Before Horne took to the floor, Republicans had already agreed to scrap the amendment they had been stuck on and move on to one Quinn had offered.
It would have required the operators of the Confederate Relic Room to present a budget and plan on how the flag would be presented. It didn’t call for spending any money and was seen as innocuous by some.
And they had enough votes to pass it, Merrill said. That prompted Democrats to act.
“After it became clear that they were stalling and they were not interested in voting for a clean bill, I released the troops,” Cobb-Hunter said. “I was bound and determined that spinally-challenged House members were not going to undue the efforts of the Senate.”
Democrat after Democrat took to the floor calling for a clean bill; “a page” out of the playbook Republicans had been employing most of the day.
Meanwhile, St. Andrews Democrat Rep. Russell Ott began formulating an idea in which the House would adopt a “resolution,” instead of a formal “amendment,” to support the Relic Room in the future.

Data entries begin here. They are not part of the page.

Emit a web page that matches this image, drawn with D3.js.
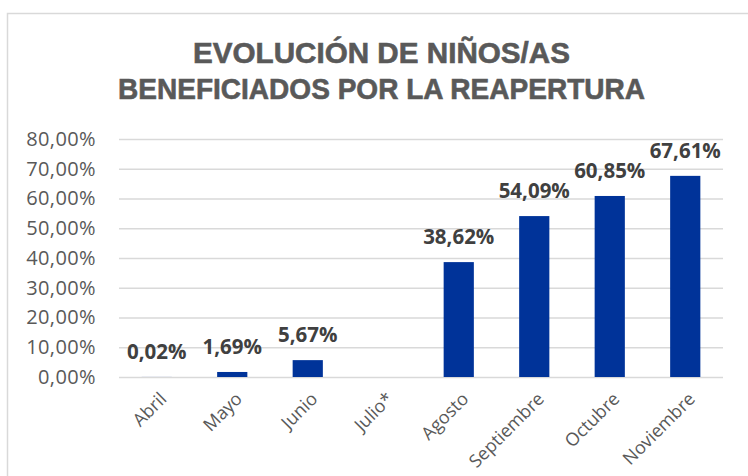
<!DOCTYPE html>
<html>
<head>
<meta charset="utf-8">
<script src="https://cdn.jsdelivr.net/npm/d3@7"></script>
<style>
  html, body { margin: 0; padding: 0; background: #ffffff; }
  svg { display: block; }
</style>
</head>
<body>
<div id="chart"></div>
<script>
// datos
var meses = ["Abril", "Mayo", "Junio", "Julio*", "Agosto", "Septiembre", "Octubre", "Noviembre"];
var porcentajes = [0.02, 1.69, 5.67, null, 38.62, 54.09, 60.85, 67.61];
var ticksY = [0, 10, 20, 30, 40, 50, 60, 70, 80];
var tituloLineas = ["EVOLUCIÓN DE NIÑOS/AS", "BENEFICIADOS POR LA REAPERTURA"];

var width = 748,
    height = 476;

var margin = { top: 139, right: 25, bottom: 99, left: 119 };

var svg = d3.select("#chart")
    .append("svg")
    .attr("width", width)
    .attr("height", height);

// marco del grafico
svg.append("rect")
    .attr("x", 7.5)
    .attr("y", 13.5)
    .attr("width", width + 20)
    .attr("height", height + 20)
    .attr("fill", "#ffffff")
    .attr("stroke", "#d9d9d9")
    .attr("stroke-width", 1.5);

// titulo
var anchoTitulo = [377, 527];
svg.append("g")
    .selectAll("text")
    .data(tituloLineas)
    .enter().append("text")
      .attr("x", 381.5)
      .attr("y", function (d, i) { return 63 + i * 35.5; })
      .attr("text-anchor", "middle")
      .attr("textLength", function (d, i) { return anchoTitulo[i]; })
      .attr("lengthAdjust", "spacingAndGlyphs")
      .style("font-family", "'Liberation Sans Narrow', 'Liberation Sans', Arial, sans-serif")
      .style("font-weight", "bold")
      .style("font-size", "29px")
      .style("fill", "#595959")
      .style("stroke", "#595959")
      .style("stroke-width", 0.6)
      .text(function (d) { return d; });

var x = d3.scaleBand()
    .domain(meses)
    .range([margin.left, width - margin.right])
    .paddingInner(0.6)
    .paddingOuter(0.3);

var y = d3.scaleLinear()
    .domain([0, 80])
    .range([height - margin.bottom, margin.top]);

var fmt = function (v) { return d3.format(".2f")(v).replace(".", ",") + "%"; };

// lineas de cuadricula
svg.append("g")
    .attr("class", "grid")
    .attr("transform", "translate(" + margin.left + ",0)")
    .call(d3.axisLeft(y)
        .tickValues(ticksY)
        .tickSize(-(width - margin.left - margin.right))
        .tickFormat(""))
    .call(function (g) { g.select(".domain").remove(); })
    .selectAll("line")
      .attr("stroke", "#d9d9d9")
      .attr("stroke-width", 1.5);

// etiquetas eje Y
var ejeY = svg.append("g")
    .attr("transform", "translate(96,0)")
    .call(d3.axisLeft(y).tickValues(ticksY).tickSize(0).tickPadding(0).tickFormat(fmt));
ejeY.select(".domain").remove();
ejeY.selectAll("text")
    .style("font-family", "'Open Sans', sans-serif")
    .style("font-size", "20px")
    .style("letter-spacing", "0.4px")
    .style("fill", "#595959");

// barras
var datos = meses.map(function (m, i) { return { mes: m, valor: porcentajes[i] }; })
    .filter(function (d) { return d.valor !== null; });

svg.append("g")
    .selectAll("rect")
    .data(datos)
    .enter().append("rect")
      .attr("x", function (d) { return x(d.mes); })
      .attr("y", function (d) { return y(d.valor); })
      .attr("width", x.bandwidth())
      .attr("height", function (d) { return y(0) - y(d.valor); })
      .attr("fill", "#003399");

// etiquetas de datos
svg.append("g")
    .selectAll("text")
    .data(datos)
    .enter().append("text")
      .attr("x", function (d) { return x(d.mes) + x.bandwidth() / 2; })
      .attr("y", function (d) { return y(d.valor) - 18; })
      .attr("text-anchor", "middle")
      .style("font-family", "'Open Sans', sans-serif")
      .style("font-weight", "bold")
      .style("font-size", "20.5px")
      .style("fill", "#404040")
      .text(function (d) { return fmt(d.valor); });

// eje X
var ejeX = svg.append("g")
    .attr("transform", "translate(0," + y(0) + ")")
    .call(d3.axisBottom(x).tickSize(0).tickPadding(0));
ejeX.select(".domain").remove();
ejeX.selectAll("text")
    .attr("text-anchor", "end")
    .attr("dy", null)
    .attr("y", null)
    .attr("transform", "translate(11,23) rotate(-45)")
    .style("font-family", "'Open Sans', sans-serif")
    .style("font-size", "18px")
    .style("fill", "#595959");
</script>
</body>
</html>
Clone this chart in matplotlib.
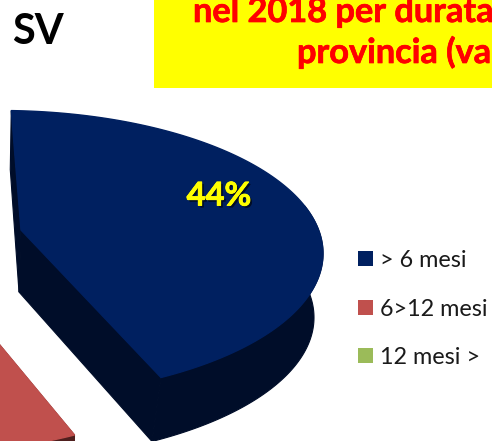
import numpy as np
import matplotlib
matplotlib.use("Agg")
import matplotlib.pyplot as plt
import matplotlib.patheffects as pe
from matplotlib.patches import Rectangle

# dati (solo 44% si legge, il resto e' stimato: le altre fette sono fuori quadro)
categorie = ["> 6 mesi", "6>12 mesi", "12 mesi >"]
quote = [44, 38, 18]
etichetta = "44%"
titolo_righe = ["nel 2018 per durata", "provincia (va"]
provincia = "SV"

colori = ["#002060", "#C0504D", "#9BBB59"]
colori_scuri = ["#000D29", "#4F1F1E", "#3E4B24"]

fig = plt.figure(figsize=(4.92, 4.41), dpi=100)
ax = fig.add_axes([0, 0, 1, 1])
ax.set_xlim(0, 492)
ax.set_ylim(441, 0)
ax.axis("off")

A, B = 323, 143            # semiassi dell'ellisse
PROSP = 0.935              # la prospettiva schiaccia l'angolo
ALTO = np.array([-9, 64])  # spessore del bordo


def fetta(centro, apice, inizio, quota, col, scuro):
    fine = inizio - quota / 100 * 360 * PROSP
    t = np.radians(np.linspace(inizio, fine, 200))
    arco = np.c_[centro[0] + A * np.cos(t), centro[1] - B * np.sin(t)]
    apice = np.array(apice)

    # bordo esterno, solo dove si vede
    vis = np.degrees(t) < 20
    parete = np.vstack([arco[vis], (arco[vis] + ALTO)[::-1]])
    ax.fill(parete[:, 0], parete[:, 1], color=scuro, lw=0.8)
    ap_b = apice + [-2, 62]
    fronte = np.array([arco[-1], apice, ap_b, arco[-1] + ALTO])
    ax.fill(fronte[:, 0], fronte[:, 1], color=scuro, lw=0.8)
    lato = np.array([arco[0], arco[0] + [-1, 59], ap_b, apice])
    ax.fill(lato[:, 0], lato[:, 1], color=scuro, lw=0.8)

    # faccia superiore
    faccia = np.vstack([apice, arco])
    ax.fill(faccia[:, 0], faccia[:, 1], color=col, lw=1)
    return fine


fine = fetta((0, 253.5), (21, 230), 88, quote[0], colori[0], colori_scuri[0])
# la seconda fetta e' staccata, si vede solo la punta in basso a sinistra
fetta((-86.5, 311), (-40, 297), fine, quote[1], colori[1], colori_scuri[1])

ax.text(219, 196, etichetta, color="#FFFF00", fontsize=23.5, fontweight="bold",
        family="Lato", ha="center", va="center",
        path_effects=[pe.withSimplePatchShadow(offset=(1.5, -1.5), shadow_rgbFace="black", alpha=0.6),
                      pe.withStroke(linewidth=0.6, foreground="#FFFF00")])

# riquadro titolo
ax.add_patch(Rectangle((154, -2), 340, 90, color="#FFFF00", lw=0))
spesso = [pe.withStroke(linewidth=0.5, foreground="#FF0000")]
ax.text(193, 22, titolo_righe[0], color="#FF0000", fontsize=24.7, fontweight="bold",
        family="Lato", ha="left", va="baseline", path_effects=spesso)
ax.text(297, 63, titolo_righe[1], color="#FF0000", fontsize=24.7, fontweight="bold",
        family="Lato", ha="left", va="baseline", path_effects=spesso)

ax.text(12, 44, provincia, color="black", fontsize=30, fontweight="bold",
        family="Lato", ha="left", va="baseline")

# legenda
y_leg = [251, 300, 348]
for nome, col, y in zip(categorie, colori, y_leg):
    ax.add_patch(Rectangle((358, y), 15, 15, color=col, lw=0))
    ax.text(380, y + 16, nome, color="#1a1a1a", fontsize=16.8, family="Lato",
            ha="left", va="baseline")

fig.savefig("out.png", dpi=100)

By adopting a resolution, it amounted to a promissory note by Democrats to support the museum in the future.
“I was trying to think outside the box,” Ott said.
The resolution idea was eventually agreed upon after the Quinn amendment was on the verge of passing. Quinn later pulled his amendment, saying he felt like it was the right thing to do.
“In the end, the decision to take a page from the Republican playbook worked for us just as it had worked for them in the past,” Cobb-Hunter said. “We had the votes. We kept the votes. We just waited them out. And in the end we got clean bill.”